Dual-Aircraft Investigation of the Inner Core of Hurricane Norbert. Part II: Mesoscale Distribution of Ice Particles

Abstract

Horizontal fields of cloud microphysical parameters, vertical air motion, and horizontal wind at the 6-km level in Hurricane Norbert (1984) were obtained by mapping and interpolating data collected on board a WP-3D aircraft along numerous flight tracks executed within the central region of the storm. Although the storm was characterized by a strong vortex of winds reaching peak values > 50 m s⁻¹ all around the storm, the precipitation was concentrated on the southwest side of the storm. A sloping eyewall was located within 20 to 30 km of the eye. Stratiform precipitation dominated the region outside the eyewall. A 25-km-wide band of maximum stratiform precipitation was centered 60–70 km southwest of the storm center. The ice particles at flight level tended to be relatively large both in the eyewall and in the outer band of stratiform precipitation. Particles were smaller and more numerous (100–300 L⁻¹) in the zone between the eyewall and outer stratiform band.

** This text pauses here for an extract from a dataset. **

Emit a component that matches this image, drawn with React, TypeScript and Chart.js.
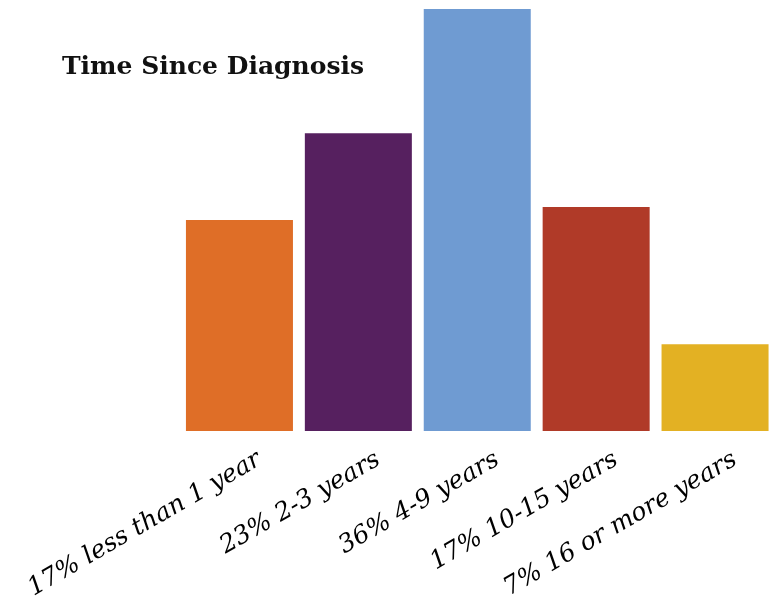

These particles occurred on the outside edges of the eyewall convective updrafts, indicating that they may have been produced by splintering in association with graupel formation in the updrafts. The large particles in the eyewall tended to be graupel. In the outer stratiform region, characterized by weak, average vertical air motion and an absence of strong convective drafts, the predominant particle type was aggregates. The region of large graupel particles in the eyewall coincided with the radius of maximum tangential wind and was apparently produced by the azimuthal advection of the graupel particles. Since graupel particles fall rapidly, they were not susceptible to advection out of the eyewall region by the weaker radial wind component. On the other hand, some of the more slowly falling, less dense aggregates produced in the eyewall region were evidently advected radially as well as azimuthally, thus accounting for the location of the outer region of maximum stratiform precipitation intensity.